Is this the full version (not beta)? Are you logged into an account with Administrative access?


----------



## Abominable (Mar 11, 2005)

thanks for the greeting...the answers are yes and yes


----------



## greyknight17 (Jul 1, 2004)

Did you install any new software prior to this problem? Try reinstalling Norton to see if it will fix the problem.


----------



## Abominable (Mar 11, 2005)

i did install new software recently....and after re-installing norton the problem still is not fixed


----------



## quizme1220 (Sep 21, 2004)

Have you checked in the Control Panel? Double click Symantec LiveUpdate, under the General Tab make sure Interactive Mode is chosen and Enable Enhanced Error Reporting checked. This usually works.


----------



## kiran212 (May 7, 2007)

your admn account may be corrupted. Norton has site where you can download updates.


----------



## Jaymie1989 (Mar 25, 2007)

Hi,

go to Start and then click on run and then type in luall and click ok.

tell us if that works??

Jay.


----------



## Go The Power (Mar 5, 2007)

Hello :wave:

Check the 'host' file go to *C:\WINDOWS\system32\drivers\etc*

The right hand click on the file 'host' and click 'open' or 'open with' a box should appear, asking you what program you would like to open the host file with.
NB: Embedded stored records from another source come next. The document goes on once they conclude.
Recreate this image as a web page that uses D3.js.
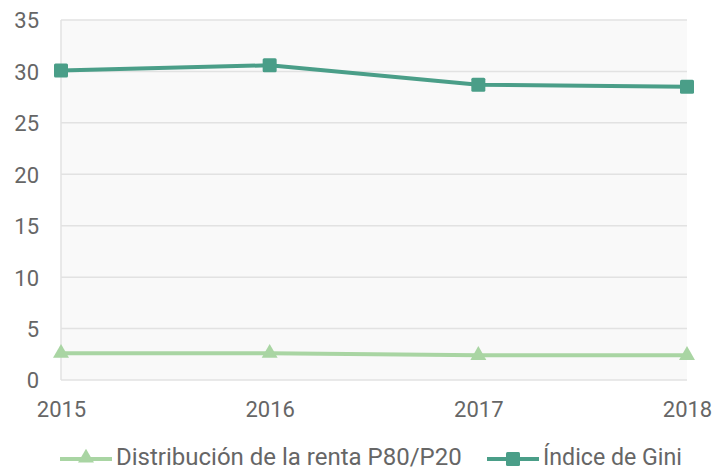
<!DOCTYPE html>
<html><head><meta charset="utf-8">
<script src="https://cdn.jsdelivr.net/npm/d3@7"></script>
<style>body{margin:0;background:#fff;}svg{display:block;font-family:Roboto,sans-serif;}</style>
</head><body>
<svg id="c" width="713" height="470"></svg>
<script>
const years = ["2015","2016","2017","2018"];
const p8020 = [2.6, 2.6, 2.4, 2.4];
const gini = [30.1, 30.6, 28.7, 28.5];
const yTicks = [0,5,10,15,20,25,30,35];
const seriesNames = ["Distribución de la renta P80/P20", "Índice de Gini"];
const colors = ["#a9d5a3", "#4a9e88"];

const svg = d3.select("#c");
const L=61, R=687, T=20, B=380;
const x = d3.scalePoint().domain(years).range([L,R]);
const y = d3.scaleLinear().domain([0,35]).range([B,T]);

svg.append("rect").attr("x",L).attr("y",T).attr("width",R-L).attr("height",B-T).attr("fill","#f9f9f9");
svg.append("g").selectAll("line").data(yTicks).join("line")
  .attr("x1",L).attr("x2",R).attr("y1",d=>y(d)).attr("y2",d=>y(d))
  .attr("stroke","#e2e2e2").attr("stroke-width",1.5);
svg.append("line").attr("x1",L).attr("x2",L).attr("y1",T).attr("y2",B).attr("stroke","#e2e2e2").attr("stroke-width",1.5);

const ya = svg.append("g").attr("transform",`translate(${L},0)`).call(d3.axisLeft(y).tickValues(yTicks).tickSize(0).tickPadding(22));
ya.select(".domain").remove();
ya.selectAll("text").attr("font-size",22).attr("fill","#666").attr("font-family","Roboto,sans-serif").attr("dy","0.36em");
const xa = svg.append("g").attr("transform",`translate(0,${B})`).call(d3.axisBottom(x).tickSize(0).tickPadding(21));
xa.select(".domain").remove();
xa.selectAll("text").attr("font-size",22).attr("fill","#666").attr("font-family","Roboto,sans-serif");

const line = d3.line().x((d,i)=>x(years[i])).y(d=>y(d));
[p8020, gini].forEach((data,k)=>{
  svg.append("path").datum(data).attr("d",line).attr("fill","none").attr("stroke",colors[k]).attr("stroke-width",4);
});
const tri = d3.symbol().type(d3.symbolTriangle).size(110);
svg.append("g").selectAll("path").data(p8020).join("path")
  .attr("d",tri).attr("transform",(d,i)=>`translate(${x(years[i])},${y(d)})`).attr("fill",colors[0]);
svg.append("g").selectAll("rect").data(gini).join("rect")
  .attr("x",(d,i)=>x(years[i])-7).attr("y",d=>y(d)-7).attr("width",14).attr("height",14).attr("rx",1.5).attr("fill",colors[1]);

// legend
const lg = svg.append("g");
const items = [{x0:60, name:seriesNames[0], c:colors[0], m:"tri", w:346},{x0:487, name:seriesNames[1], c:colors[1], m:"sq", w:139}];
items.forEach(it=>{
  lg.append("line").attr("x1",it.x0).attr("x2",it.x0+52).attr("y1",459).attr("y2",459).attr("stroke",it.c).attr("stroke-width",4);
  if(it.m==="tri") lg.append("path").attr("d",tri).attr("transform",`translate(${it.x0+26},458)`).attr("fill",it.c);
  else lg.append("rect").attr("x",it.x0+19).attr("y",452).attr("width",14).attr("height",14).attr("rx",1.5).attr("fill",it.c);
  const t = lg.append("text").attr("x",it.x0+56).attr("y",465).attr("font-size",22).attr("fill","#666").text(it.name);
  const len = t.node().getComputedTextLength();
  t.attr("font-size", 22*it.w/len);
});
</script>
</body></html>
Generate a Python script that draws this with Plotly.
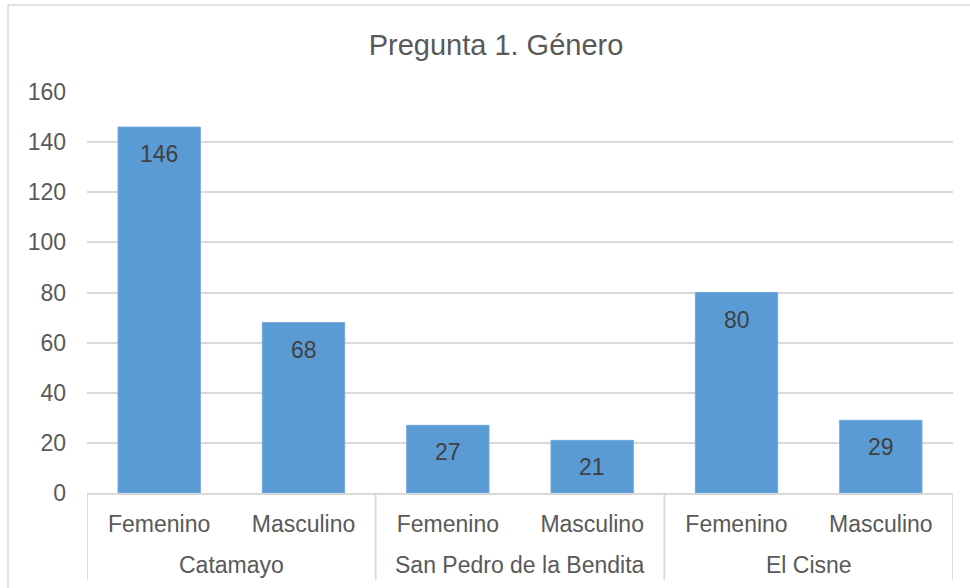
import plotly.graph_objects as go

groups = ["Catamayo", "Catamayo", "San Pedro de la Bendita", "San Pedro de la Bendita", "El Cisne", "El Cisne"]
categories = ["Femenino", "Masculino", "Femenino", "Masculino", "Femenino", "Masculino"]
values = [146, 68, 27, 21, 80, 29]
group_names = ["Catamayo", "San Pedro de la Bendita", "El Cisne"]
y_ticks = [0, 20, 40, 60, 80, 100, 120, 140, 160]

FONT = "Liberation Sans, Arial, sans-serif"
TXT = "#595959"
GRID = "#D9D9D9"

W, H = 970, 588
L, R, T, B = 87, 17, 92, 95
pw, ph = W - L - R, H - T - B

xpos = list(range(len(values)))

fig = go.Figure()
fig.add_trace(go.Bar(
    x=xpos, y=values, width=0.57,
    marker=dict(color="#5B9BD5", line=dict(color="#6FA8DC", width=1)),
    hoverinfo="skip",
))

annotations = []
for xi, v in zip(xpos, values):
    annotations.append(dict(
        x=xi, y=v, xref="x", yref="y", text=str(v), showarrow=False,
        yanchor="middle", yshift=-27,
        font=dict(family=FONT, size=23, color="#404040"),
    ))

# group labels (second row of category axis)
for gi, g in enumerate(group_names):
    annotations.append(dict(
        x=gi * 2 + 0.5, y=(493 - 565) / ph, xref="x", yref="paper",
        text=g, showarrow=False, yanchor="middle",
        font=dict(family=FONT, size=23, color=TXT),
    ))

shapes = []
for d in [-0.5, 1.5, 3.5, 5.5]:
    shapes.append(dict(
        type="line", xref="x", yref="paper", x0=d, x1=d,
        y0=0, y1=(493 - 580) / ph,
        line=dict(color=GRID, width=1.8),
    ))
# chart border
shapes.append(dict(
    type="rect", xref="paper", yref="paper",
    x0=(8 - L) / pw, x1=(W + 20 - L) / pw,
    y0=(493 - H - 20) / ph, y1=(493 - 5) / ph,
    line=dict(color=GRID, width=1.5), fillcolor="rgba(0,0,0,0)", layer="below",
))

fig.update_layout(
    width=W, height=H,
    margin=dict(l=L, r=R, t=T, b=B, pad=0),
    paper_bgcolor="white", plot_bgcolor="white",
    showlegend=False,
    title=dict(
        text="Pregunta 1. Género", x=496 / W, xref="container",
        xanchor="center", y=(H - 45) / H, yanchor="middle",
        font=dict(family=FONT, size=29, color=TXT),
    ),
    font=dict(family=FONT, color=TXT),
    xaxis=dict(
        range=[-0.5, 5.5], tickmode="array", tickvals=xpos, ticktext=categories,
        showgrid=False, zeroline=False, showline=True, linecolor=GRID, linewidth=1.8,
        ticks="", ticklabelstandoff=9,
        tickfont=dict(family=FONT, size=23, color=TXT), fixedrange=True,
    ),
    yaxis=dict(
        range=[0, 160], tickmode="array", tickvals=y_ticks,
        showgrid=True, gridcolor=GRID, gridwidth=1.8, zeroline=False, showline=False,
        ticks="", ticklabelstandoff=20,
        tickfont=dict(family=FONT, size=23, color=TXT), fixedrange=True,
    ),
    annotations=annotations, shapes=shapes,
    bargap=0.43,
)

fig.write_html("out.html", config={"displayModeBar": False})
Choose 'notepad'

It should look like the one below:
--------------------------------------------------------------------------
# Copyright (c) 1993-1999 Microsoft Corp.
#
# This is a sample HOSTS file used by Microsoft TCP/IP for Windows.
#
# This file contains the mappings of IP addresses to host names. Each
# entry should be kept on an individual line. The IP address should
# be placed in the first column followed by the corresponding host name.
# The IP address and the host name should be separated by at least one
# space.
#
# Additionally, comments (such as these) may be inserted on individual
# lines or following the machine name denoted by a '#' symbol.
#
# For example:
#
# 102.54.94.97 rhino.acme.com # source server
# 38.25.63.10 x.acme.com # x client host

127.0.0.1 localhost
--------------------------------------------------------------------------

Does it look like this?


----------